(Written exercise): Skip the pictures and quote all of the lines exactly.

— start —

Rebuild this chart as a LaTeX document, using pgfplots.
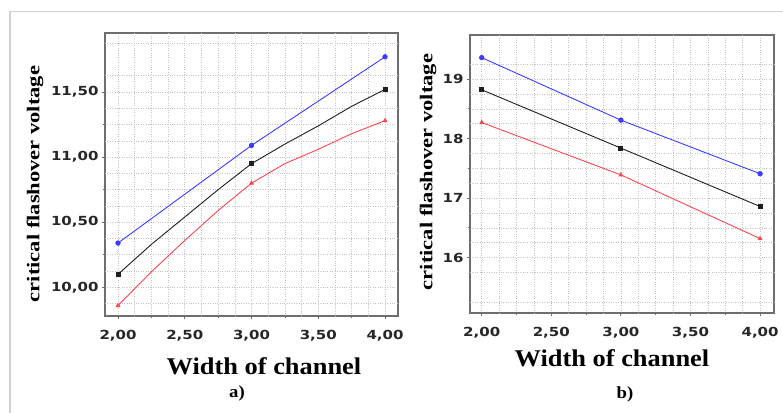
\documentclass[border=0pt]{standalone}
\usepackage{pgfplots}
\pgfplotsset{compat=1.18}
\usepackage{fontspec}
\setmainfont{Liberation Serif}
\newfontfamily\tickfont[FakeStretch=1.2]{DejaVu Sans}
\newfontfamily\labfont[FakeStretch=1.1]{Liberation Serif}
\newfontfamily\ylabfont[FakeStretch=1.25]{Liberation Serif}
\definecolor{cblue}{RGB}{60,60,255}
\definecolor{cred}{RGB}{250,70,80}
\definecolor{cblack}{RGB}{30,30,30}
\definecolor{frame}{RGB}{110,110,110}
\definecolor{gridc}{RGB}{195,195,195}
\pgfplotsset{
  common/.style={
    scale only axis,
    anchor=south west,
    axis line style={frame, line width=1.2bp},
    tick style={frame, line width=0.8bp},
    tick align=outside,
    major tick length=3bp,
    minor tick length=2bp,
    xtick pos=bottom, ytick pos=left,
    /pgf/number format/assume math mode=true,
    tick label style={font=\tickfont\bfseries\fontsize{12.5bp}{14bp}\selectfont, text=black!85},
    xticklabel style={yshift=-8bp, /pgf/number format/.cd, fixed, fixed zerofill, precision=2, use comma},
    xtick={2,2.5,3,3.5,4},
    minor x tick num=1,
    grid=both,
    major grid style={gridc, dotted, line width=0.6bp},
    minor grid style={gridc, dotted, line width=0.6bp},
    extra x ticks={2.125,2.375,2.625,2.875,3.125,3.375,3.625,3.875},
    extra x tick labels={},
    extra x tick style={major tick length=0pt, grid=major},
  },
  sb/.style={cblue, line width=0.9bp, mark=*, mark size=2.2bp, mark options={fill=cblue, draw=cblue}},
  sk/.style={cblack, line width=0.9bp, mark=square*, mark size=2bp, mark options={fill=cblack, draw=cblack}},
  sr/.style={cred, line width=0.9bp, mark=triangle*, mark size=2bp, mark options={fill=cred, draw=cred}},
}
\begin{document}
\begin{tikzpicture}
\useasboundingbox (0,0) rectangle (783bp,-413bp);
\draw[black!18, line width=1.2bp] (10bp,-413bp) -- (10bp,-11.5bp) -- (783bp,-11.5bp);
% ---------- a)
\begin{axis}[common,
  at={(105bp,-316bp)}, width=293bp, height=283bp,
  xmin=1.9026, xmax=4.097, ymin=9.780, ymax=11.953,
  ytick={10,10.5,11,11.5},
  minor y tick num=1,
  yticklabel style={/pgf/number format/.cd, fixed, fixed zerofill, precision=2, use comma},
  extra y ticks={9.875,10.125,10.375,10.625,10.875,11.125,11.375,11.625,11.875},
  extra y tick labels={},
  extra y tick style={major tick length=0pt, grid=major},
]
\addplot[sb] coordinates {(2,10.34) (3,11.09) (4,11.77)};
\addplot[sk, mark indices={1,5,9}] coordinates {
  (2,10.10) (2.25,10.33) (2.5,10.54) (2.75,10.75) (3,10.95)
  (3.25,11.10) (3.5,11.24) (3.75,11.39) (4,11.52)};
\addplot[sr, mark indices={1,5,9}] coordinates {
  (2,9.86) (2.25,10.12) (2.5,10.36) (2.75,10.59) (3,10.80)
  (3.25,10.95) (3.5,11.06) (3.75,11.18) (4,11.28)};
\end{axis}
% ---------- b)
\begin{axis}[common,
  at={(470bp,-313bp)}, width=304bp, height=278bp,
  xmin=1.916, xmax=4.10, ymin=15.07, ymax=19.74,
  ytick={16,17,18,19},
  minor y tick num=1,
  yticklabel style={/pgf/number format/.cd, fixed, precision=0},
  extra y ticks={15.25,15.75,16.25,16.75,17.25,17.75,18.25,18.75,19.25},
  extra y tick labels={},
  extra y tick style={major tick length=0pt, grid=major},
]
\addplot[sb] coordinates {(2,19.36) (3,18.31) (4,17.41)};
\addplot[sk] coordinates {(2,18.82) (3,17.84) (4,16.86)};
\addplot[sr] coordinates {(2,18.27) (3,17.39) (4,16.32)};
\end{axis}
% labels
\node[font=\labfont\bfseries\fontsize{24bp}{28bp}\selectfont, anchor=base] at (264bp,-374bp) {Width of channel};
\node[font=\labfont\bfseries\fontsize{24bp}{28bp}\selectfont, anchor=base] at (612bp,-366bp) {Width of channel};
\node[font=\ylabfont\bfseries\fontsize{18bp}{20bp}\selectfont, rotate=90] at (35bp,-184bp) {critical flashover voltage};
\node[font=\ylabfont\bfseries\fontsize{18bp}{20bp}\selectfont, rotate=90] at (428bp,-172bp) {critical flashover voltage};
\node[font=\labfont\bfseries\fontsize{17bp}{20bp}\selectfont] at (237bp,-393bp) {a)};
\node[font=\labfont\bfseries\fontsize{17bp}{20bp}\selectfont] at (625bp,-394bp) {b)};
\end{tikzpicture}
\end{document}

— end —

(Output for this task):
Rebuild this chart as a LaTeX document, using pgfplots.
\documentclass[border=0pt]{standalone}
\usepackage{pgfplots}
\pgfplotsset{compat=1.18}
\usepackage{fontspec}
\setmainfont{Liberation Serif}
\newfontfamily\tickfont[FakeStretch=1.2]{DejaVu Sans}
\newfontfamily\labfont[FakeStretch=1.1]{Liberation Serif}
\newfontfamily\ylabfont[FakeStretch=1.25]{Liberation Serif}
\definecolor{cblue}{RGB}{60,60,255}
\definecolor{cred}{RGB}{250,70,80}
\definecolor{cblack}{RGB}{30,30,30}
\definecolor{frame}{RGB}{110,110,110}
\definecolor{gridc}{RGB}{195,195,195}
\pgfplotsset{
  common/.style={
    scale only axis,
    anchor=south west,
    axis line style={frame, line width=1.2bp},
    tick style={frame, line width=0.8bp},
    tick align=outside,
    major tick length=3bp,
    minor tick length=2bp,
    xtick pos=bottom, ytick pos=left,
    /pgf/number format/assume math mode=true,
    tick label style={font=\tickfont\bfseries\fontsize{12.5bp}{14bp}\selectfont, text=black!85},
    xticklabel style={yshift=-8bp, /pgf/number format/.cd, fixed, fixed zerofill, precision=2, use comma},
    xtick={2,2.5,3,3.5,4},
    minor x tick num=1,
    grid=both,
    major grid style={gridc, dotted, line width=0.6bp},
    minor grid style={gridc, dotted, line width=0.6bp},
    extra x ticks={2.125,2.375,2.625,2.875,3.125,3.375,3.625,3.875},
    extra x tick labels={},
    extra x tick style={major tick length=0pt, grid=major},
  },
  sb/.style={cblue, line width=0.9bp, mark=*, mark size=2.2bp, mark options={fill=cblue, draw=cblue}},
  sk/.style={cblack, line width=0.9bp, mark=square*, mark size=2bp, mark options={fill=cblack, draw=cblack}},
  sr/.style={cred, line width=0.9bp, mark=triangle*, mark size=2bp, mark options={fill=cred, draw=cred}},
}
\begin{document}
\begin{tikzpicture}
\useasboundingbox (0,0) rectangle (783bp,-413bp);
\draw[black!18, line width=1.2bp] (10bp,-413bp) -- (10bp,-11.5bp) -- (783bp,-11.5bp);
% ---------- a)
\begin{axis}[common,
  at={(105bp,-316bp)}, width=293bp, height=283bp,
  xmin=1.9026, xmax=4.097, ymin=9.780, ymax=11.953,
  ytick={10,10.5,11,11.5},
  minor y tick num=1,
  yticklabel style={/pgf/number format/.cd, fixed, fixed zerofill, precision=2, use comma},
  extra y ticks={9.875,10.125,10.375,10.625,10.875,11.125,11.375,11.625,11.875},
  extra y tick labels={},
  extra y tick style={major tick length=0pt, grid=major},
]
\addplot[sb] coordinates {(2,10.34) (3,11.09) (4,11.77)};
\addplot[sk, mark indices={1,5,9}] coordinates {
  (2,10.10) (2.25,10.33) (2.5,10.54) (2.75,10.75) (3,10.95)
  (3.25,11.10) (3.5,11.24) (3.75,11.39) (4,11.52)};
\addplot[sr, mark indices={1,5,9}] coordinates {
  (2,9.86) (2.25,10.12) (2.5,10.36) (2.75,10.59) (3,10.80)
  (3.25,10.95) (3.5,11.06) (3.75,11.18) (4,11.28)};
\end{axis}
% ---------- b)
\begin{axis}[common,
  at={(470bp,-313bp)}, width=304bp, height=278bp,
  xmin=1.916, xmax=4.10, ymin=15.07, ymax=19.74,
  ytick={16,17,18,19},
  minor y tick num=1,
  yticklabel style={/pgf/number format/.cd, fixed, precision=0},
  extra y ticks={15.25,15.75,16.25,16.75,17.25,17.75,18.25,18.75,19.25},
  extra y tick labels={},
  extra y tick style={major tick length=0pt, grid=major},
]
\addplot[sb] coordinates {(2,19.36) (3,18.31) (4,17.41)};
\addplot[sk] coordinates {(2,18.82) (3,17.84) (4,16.86)};
\addplot[sr] coordinates {(2,18.27) (3,17.39) (4,16.32)};
\end{axis}
% labels
\node[font=\labfont\bfseries\fontsize{24bp}{28bp}\selectfont, anchor=base] at (264bp,-374bp) {Width of channel};
\node[font=\labfont\bfseries\fontsize{24bp}{28bp}\selectfont, anchor=base] at (612bp,-366bp) {Width of channel};
\node[font=\ylabfont\bfseries\fontsize{18bp}{20bp}\selectfont, rotate=90] at (35bp,-184bp) {critical flashover voltage};
\node[font=\ylabfont\bfseries\fontsize{18bp}{20bp}\selectfont, rotate=90] at (428bp,-172bp) {critical flashover voltage};
\node[font=\labfont\bfseries\fontsize{17bp}{20bp}\selectfont] at (237bp,-393bp) {a)};
\node[font=\labfont\bfseries\fontsize{17bp}{20bp}\selectfont] at (625bp,-394bp) {b)};
\end{tikzpicture}
\end{document}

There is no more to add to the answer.